• [THE REQUEST] Retype nothing but the lines from the start of the material up to and including the line with "years_a = list(range(1960, 2011))". Pictures don't belong in the copy.

********

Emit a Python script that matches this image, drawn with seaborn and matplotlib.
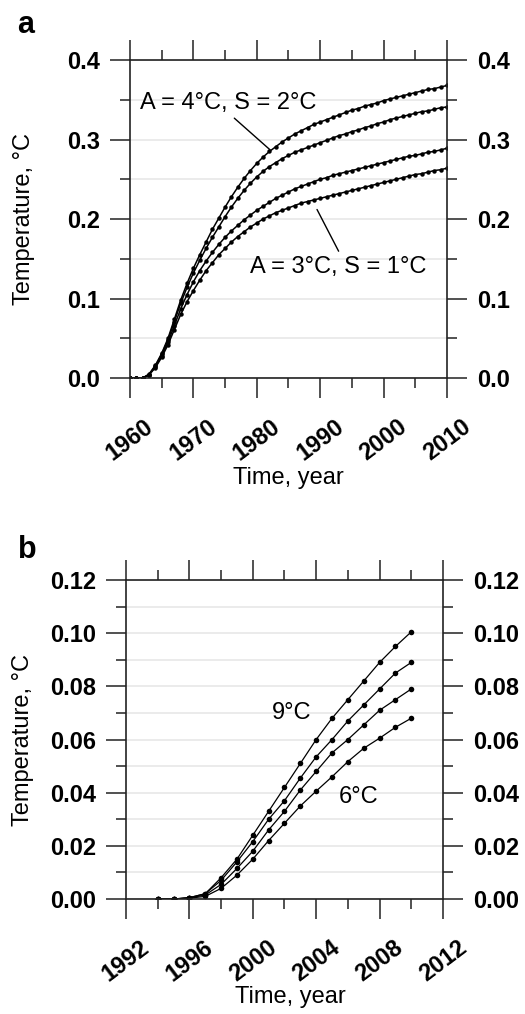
import matplotlib
matplotlib.use("Agg")
import matplotlib.pyplot as plt
import seaborn as sns
from matplotlib.ticker import MultipleLocator

# ---------------------------------------------------------------------------
# Datos
# ---------------------------------------------------------------------------
years_a = list(range(1960, 2011))

temp_a_s1 = [0.000, 0.000, 0.000, 0.005, 0.016, 0.031, 0.050, 0.074, 0.098, 0.119,
             0.138, 0.155, 0.171, 0.187, 0.201, 0.215, 0.228, 0.240, 0.251, 0.261,
             0.270, 0.278, 0.285, 0.291, 0.297, 0.302, 0.307, 0.311, 0.315, 0.319,
             0.322, 0.325, 0.328, 0.331, 0.334, 0.337, 0.339, 0.342, 0.344, 0.346,
             0.349, 0.351, 0.353, 0.355, 0.357, 0.359, 0.361, 0.363, 0.364, 0.366,
             0.368]
temp_a_s2 = [0.000, 0.000, 0.000, 0.004, 0.015, 0.030, 0.048, 0.071, 0.094, 0.114,
             0.132, 0.148, 0.163, 0.177, 0.190, 0.203, 0.215, 0.226, 0.236, 0.245,
             0.253, 0.260, 0.266, 0.271, 0.276, 0.280, 0.284, 0.287, 0.290, 0.293,
             0.296, 0.299, 0.302, 0.305, 0.307, 0.310, 0.312, 0.315, 0.317, 0.320,
             0.322, 0.325, 0.327, 0.329, 0.331, 0.333, 0.335, 0.336, 0.338, 0.340,
             0.341]
temp_a_s3 = [0.000, 0.000, 0.000, 0.004, 0.014, 0.028, 0.045, 0.066, 0.087, 0.105,
             0.121, 0.135, 0.147, 0.158, 0.168, 0.177, 0.185, 0.192, 0.199, 0.205,
             0.211, 0.216, 0.221, 0.226, 0.230, 0.234, 0.238, 0.241, 0.244, 0.247,
             0.250, 0.252, 0.255, 0.257, 0.259, 0.261, 0.263, 0.265, 0.267, 0.269,
             0.271, 0.273, 0.275, 0.277, 0.279, 0.280, 0.282, 0.284, 0.285, 0.287,
             0.289]
temp_a_s4 = [0.000, 0.000, 0.000, 0.004, 0.013, 0.026, 0.042, 0.061, 0.080, 0.096,
             0.110, 0.123, 0.135, 0.145, 0.155, 0.163, 0.171, 0.178, 0.184, 0.190,
             0.195, 0.200, 0.204, 0.208, 0.211, 0.214, 0.217, 0.220, 0.222, 0.224,
             0.226, 0.228, 0.230, 0.232, 0.234, 0.236, 0.238, 0.240, 0.242, 0.244,
             0.246, 0.248, 0.250, 0.252, 0.254, 0.256, 0.257, 0.259, 0.261, 0.262,
             0.264]

years_b = list(range(1994, 2011))

temp_b_s1 = [0.000, 0.000, 0.0005, 0.002, 0.008, 0.015, 0.024, 0.033, 0.042, 0.051,
             0.060, 0.068, 0.075, 0.082, 0.089, 0.095, 0.1005]
temp_b_s2 = [0.000, 0.000, 0.0005, 0.002, 0.007, 0.014, 0.0216, 0.030, 0.037, 0.0455,
             0.0535, 0.060, 0.067, 0.073, 0.079, 0.085, 0.089]
temp_b_s3 = [0.000, 0.000, 0.0004, 0.0015, 0.0055, 0.0115, 0.018, 0.026, 0.033, 0.041,
             0.048, 0.055, 0.060, 0.0655, 0.071, 0.075, 0.079]
temp_b_s4 = [0.000, 0.000, 0.0003, 0.001, 0.004, 0.009, 0.015, 0.022, 0.0285, 0.035,
             0.0406, 0.046, 0.0517, 0.0567, 0.0605, 0.0646, 0.068]

yticks_a = [0.0, 0.1, 0.2, 0.3, 0.4]
yticks_b = [0.00, 0.02, 0.04, 0.06, 0.08, 0.10, 0.12]
xticks_a = [1960, 1970, 1980, 1990, 2000, 2010]
xticks_b = [1992, 1996, 2000, 2004, 2008, 2012]

# ---------------------------------------------------------------------------
# Estilo
# ---------------------------------------------------------------------------
sns.set_theme(style="white")
plt.rcParams["font.family"] = ["Liberation Sans", "DejaVu Sans"]
plt.rcParams["axes.edgecolor"] = "#222222"
plt.rcParams["axes.linewidth"] = 1.2
plt.rcParams["text.color"] = "black"
plt.rcParams["axes.labelcolor"] = "black"
plt.rcParams["xtick.color"] = "black"
plt.rcParams["ytick.color"] = "black"

FS = 17
fig = plt.figure(figsize=(5.25, 10.14), dpi=100)
ax_a = fig.add_axes([0.2476, 0.6272, 0.6038, 0.3136])
ax_b = fig.add_axes([0.2400, 0.1134, 0.6038, 0.3146])


def preparar_ejes(ax, xlim, ylim, xticks, yticks, xminor, yminor, yfmt):
    ax.set_xlim(*xlim)
    ax.set_ylim(*ylim)
    ax.yaxis.set_minor_locator(MultipleLocator(yminor))
    ax.xaxis.set_minor_locator(MultipleLocator(xminor))
    ax.set_xticks(xticks)
    ax.set_xticklabels([str(t) for t in xticks], rotation=37, ha="center",
                       fontsize=FS, fontweight="bold")
    ax.set_yticks(yticks)
    ax.set_yticklabels([yfmt.format(t) for t in yticks], fontsize=FS,
                       fontweight="bold")
    ax.tick_params(axis="both", which="major", direction="out", length=14.5,
                   width=1.2, color="#333333", top=True, right=True,
                   left=True, bottom=True)
    ax.tick_params(axis="both", which="minor", direction="out", length=7.5,
                   width=1.2, color="#333333", top=True, right=True,
                   left=True, bottom=True)
    ax.tick_params(axis="y", which="major", labelright=True, pad=7)
    ax.tick_params(axis="x", which="major", pad=12)
    ax.grid(True, axis="y", which="both", color="#e8e8e8", lw=1.2)
    ax.set_axisbelow(True)
    for s in ax.spines.values():
        s.set_visible(True)


def dibujar(ax, x, series, ms, lw):
    for y in series:
        sns.lineplot(x=x, y=y, ax=ax, color="black", lw=lw, marker="o",
                     markersize=ms, markeredgewidth=0, legend=False)


# ---------------------------------------------------------------------------
# Panel a
# ---------------------------------------------------------------------------
dibujar(ax_a, years_a, [temp_a_s1, temp_a_s2, temp_a_s3, temp_a_s4], 3.2, 1.1)
preparar_ejes(ax_a, (1960, 2010), (0.0, 0.4), xticks_a, yticks_a, 5, 0.05, "{:.1f}")
ax_a.set_xlabel("Time, year", fontsize=FS)
ax_a.set_ylabel("Temperature, \u00b0C", fontsize=FS)
ax_a.xaxis.set_label_coords(0.5, -0.28)
ax_a.yaxis.set_label_coords(-0.30, 0.5)

ax_a.annotate("A = 4\u00b0C, S = 2\u00b0C", xy=(1982.1, 0.287), xytext=(1961.6, 0.346),
              ha="left", va="center", fontsize=FS,
              arrowprops=dict(arrowstyle="-", color="black", lw=1.0,
                              relpos=(0.5, 0.05), shrinkA=1, shrinkB=0))
ax_a.annotate("A = 3\u00b0C, S = 1\u00b0C", xy=(1989.5, 0.212), xytext=(1978.9, 0.14),
              ha="left", va="center", fontsize=FS,
              arrowprops=dict(arrowstyle="-", color="black", lw=1.0,
                              relpos=(0.52, 0.95), shrinkA=1, shrinkB=0))

# ---------------------------------------------------------------------------
# Panel b
# ---------------------------------------------------------------------------
dibujar(ax_b, years_b, [temp_b_s1, temp_b_s2, temp_b_s3, temp_b_s4], 4.0, 0.9)
preparar_ejes(ax_b, (1992, 2012), (0.0, 0.12), xticks_b, yticks_b, 2, 0.01, "{:.2f}")
ax_b.set_xlabel("Time, year", fontsize=FS)
ax_b.set_ylabel("Temperature, \u00b0C", fontsize=FS)
ax_b.xaxis.set_label_coords(0.52, -0.272)
ax_b.yaxis.set_label_coords(-0.29, 0.5)

ax_b.text(2001.2, 0.070, "9\u00b0C", ha="left", va="center", fontsize=FS)
ax_b.text(2005.4, 0.0384, "6\u00b0C", ha="left", va="center", fontsize=FS)

# Letras de panel
fig.text(0.032, 0.9675, "a", fontsize=22, fontweight="bold", ha="left", va="baseline")
fig.text(0.034, 0.4497, "b", fontsize=22, fontweight="bold", ha="left", va="baseline")

fig.savefig("out.png", dpi=100)
plt.close(fig)
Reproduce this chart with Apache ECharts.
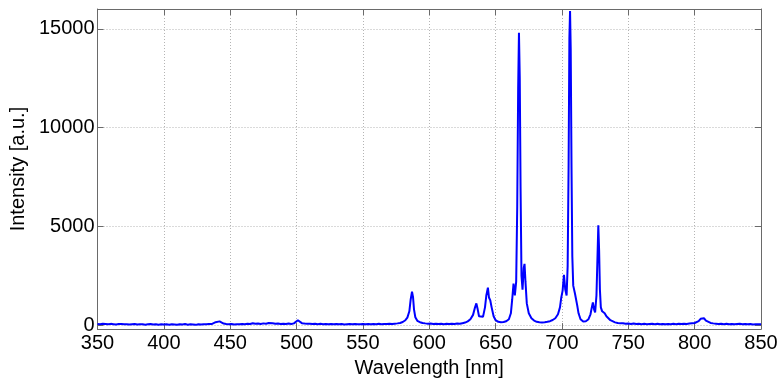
<!DOCTYPE html>
<html>
<head>
<meta charset="utf-8">
<script src="https://cdn.jsdelivr.net/npm/echarts@6/dist/echarts.min.js"></script>
<style>
html,body{margin:0;padding:0;background:#fff;}
#chart{width:782px;height:383px;}
</style>
</head>
<body>
<div id="chart"></div>
<script>
// ---- data ----
const wavelength = [
350,352,354,356,358,360,362,364,366,368,370,372,374,376,378,380,382,384,386,388,
390,392,394,396,398,400,402,404,406,408,410,412,414,416,418,420,422,424,426,428,
430,432,434,436,437.5,439,440.5,442,443.5,445,447,449,451,453,455,457,459,461,463,465,
467,469,471,473,475,477,479,480.5,482,484,486,488,490,492,494,496,498,499.5,501,502.5,
504,506,508,510,512,514,516,518,520,522,524,526,528,530,532,534,536,538,540,542,
544,546,548,550,552,554,556,558,560,562,564,566,568,570,572,574,576,578,580,582,
583.5,585,586,587,587.8,588.5,589.5,591,593,595,597,599,601,603,605,607,609,611,613,615,
617,619,621,623,625,627,629,631,633,634.5,635.5,636.5,637.5,639,640.5,642,643,644.2,645,646,
647,648.5,650,652,654,656,658,660,661.5,662.5,663.5,664.5,665.5,666.3,667,667.6,668.2,668.8,669.5,670.3,
671.2,671.8,672.5,673.5,675,677,679,681,683,685,687,689,691,693,695,697,698.5,699.5,700.5,701.5,
702.5,703.5,704.3,705,705.6,706.1,706.6,707.2,707.8,708.5,709.3,709.8,710.5,711.5,712.5,714,716,718,720,721.5,
722.5,723.3,724.2,725,726,726.8,727.4,728,728.6,729.3,730.3,731.2,732.2,733.5,735,736.5,738,740,742,744,
746,748,750,752,754,756,758,760,762,764,766,768,770,772,774,776,778,780,782,784,
786,788,790,792,794,796,798,800,801.5,803,804.5,805.8,807,808.5,810,812,814,816,818,820,
822,824,826,828,830,832,834,836,838,840,842,844,846,848,850
];
const intensity = [
60,45,70,55,40,65,50,35,55,60,40,50,30,45,60,35,50,40,25,45,
55,35,40,20,45,30,40,25,50,35,20,45,30,55,25,40,30,15,45,35,
50,40,60,55,80,150,250,190,110,80,60,45,55,35,50,40,60,45,70,55,
95,70,85,60,90,75,110,170,100,70,85,60,75,55,80,60,90,140,250,160,
100,80,65,75,55,70,50,65,45,60,40,55,45,60,40,55,35,50,60,45,
55,40,50,60,45,55,40,60,50,65,45,60,55,70,60,75,90,110,160,250,
380,700,1300,1700,1400,800,400,220,150,110,90,75,85,60,75,55,70,50,65,55,
70,60,80,70,100,130,190,300,520,900,1100,800,450,380,420,900,1500,1900,1400,1250,
900,450,250,170,150,160,200,300,600,1300,2100,1500,2200,6000,12000,14800,12500,7000,2500,1800,
2900,3100,2200,1100,600,350,230,170,150,140,150,170,200,260,350,550,900,1400,1750,2550,
1800,1500,3000,8000,14500,15900,14000,8000,3500,2000,2100,1600,1500,1000,600,300,180,200,300,550,
900,1150,800,650,1500,3500,5050,3800,1800,900,700,750,600,450,350,250,180,140,110,90,
100,70,80,60,85,55,70,50,65,45,60,70,50,65,45,60,40,55,45,65,
50,70,55,75,60,80,95,110,140,200,320,420,350,230,160,110,90,75,60,70,
50,65,45,60,40,55,70,45,60,40,55,35,50,40,45
];
const xTicks = [350,400,450,500,550,600,650,700,750,800,850];
const yTicks = [0,5000,10000,15000];

const FONT = "'Liberation Sans', Arial, Helvetica, sans-serif";
const AXIS_COLOR = '#6a6a6a';
const GRID_COLOR = '#b4b4b4';

const seriesData = wavelength.map((w, i) => [w, intensity[i]]);

const chart = echarts.init(document.getElementById('chart'), null, {renderer: 'canvas'});
chart.setOption({
  animation: false,
  backgroundColor: '#ffffff',
  grid: {left: 93, right: 21, top: 9, bottom: 51, containLabel: false},
  xAxis: [{
    type: 'value', position: 'bottom',
    min: xTicks[0], max: xTicks[xTicks.length - 1], interval: 50,
    name: 'Wavelength [nm]', nameLocation: 'middle', nameGap: 25,
    nameTextStyle: {color: '#000', fontSize: 20, fontFamily: FONT},
    axisLine: {show: true, onZero: false, lineStyle: {color: AXIS_COLOR, width: 1}},
    axisTick: {show: true, inside: true, length: 6, lineStyle: {color: AXIS_COLOR}},
    axisLabel: {color: '#000', fontSize: 20, fontFamily: FONT, margin: 4},
    splitLine: {show: true, lineStyle: {color: GRID_COLOR, type: [1, 2], width: 1}}
  }, {
    type: 'value', position: 'top',
    min: xTicks[0], max: xTicks[xTicks.length - 1], interval: 50,
    axisLine: {show: true, onZero: false, lineStyle: {color: AXIS_COLOR, width: 1}},
    axisTick: {show: true, inside: true, length: 6, lineStyle: {color: AXIS_COLOR}},
    axisLabel: {show: false},
    splitLine: {show: false}
  }],
  yAxis: [{
    type: 'value', position: 'left',
    min: -200, max: 16000, splitNumber: 3, minInterval: 5000, maxInterval: 5000,
    name: 'Intensity [a.u.]', nameLocation: 'middle', nameGap: 62,
    nameTextStyle: {color: '#000', fontSize: 20, fontFamily: FONT},
    axisLine: {show: true, onZero: false, lineStyle: {color: AXIS_COLOR, width: 1}},
    axisTick: {show: true, inside: true, length: 6, lineStyle: {color: AXIS_COLOR}},
    axisLabel: {color: '#000', fontSize: 20, fontFamily: FONT, margin: 3,
      formatter: v => (yTicks.indexOf(v) >= 0 ? String(v) : '')},
    splitLine: {show: true, lineStyle: {color: GRID_COLOR, type: [1, 2], width: 1}}
  }, {
    type: 'value', position: 'right',
    min: -200, max: 16000, splitNumber: 3, minInterval: 5000, maxInterval: 5000,
    axisLine: {show: true, onZero: false, lineStyle: {color: AXIS_COLOR, width: 1}},
    axisTick: {show: true, inside: true, length: 6, lineStyle: {color: AXIS_COLOR}},
    axisLabel: {show: false},
    splitLine: {show: false}
  }],
  series: [{
    type: 'line',
    xAxisIndex: 0, yAxisIndex: 0,
    data: seriesData,
    showSymbol: false,
    symbol: 'none',
    lineStyle: {color: '#0000ff', width: 2},
    itemStyle: {color: '#0000ff'}
  }]
});
</script>
</body>
</html>
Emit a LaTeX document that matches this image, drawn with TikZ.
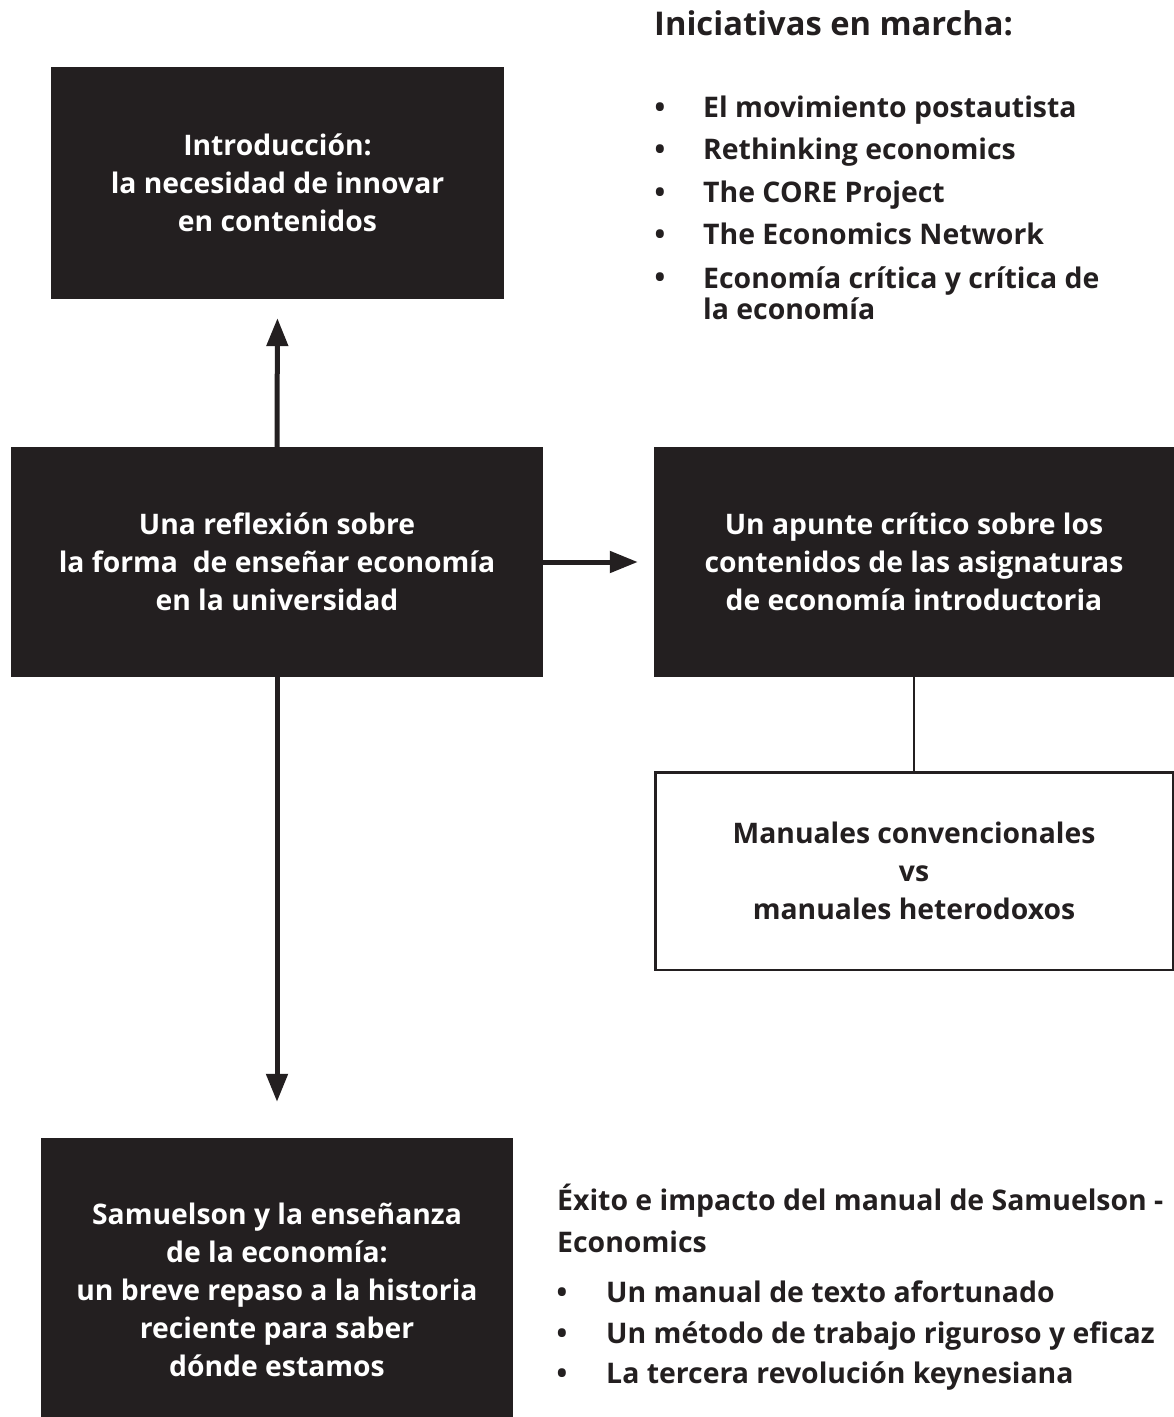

********

• [RESPONSE BELOW]
Emit a Python script that matches this image, drawn with seaborn and matplotlib.
import matplotlib
matplotlib.use("Agg")
import matplotlib.pyplot as plt
import seaborn as sns
from matplotlib.ticker import MultipleLocator

# ---------------------------------------------------------------------------
# Datos
# ---------------------------------------------------------------------------
years_a = list(range(1960, 2011))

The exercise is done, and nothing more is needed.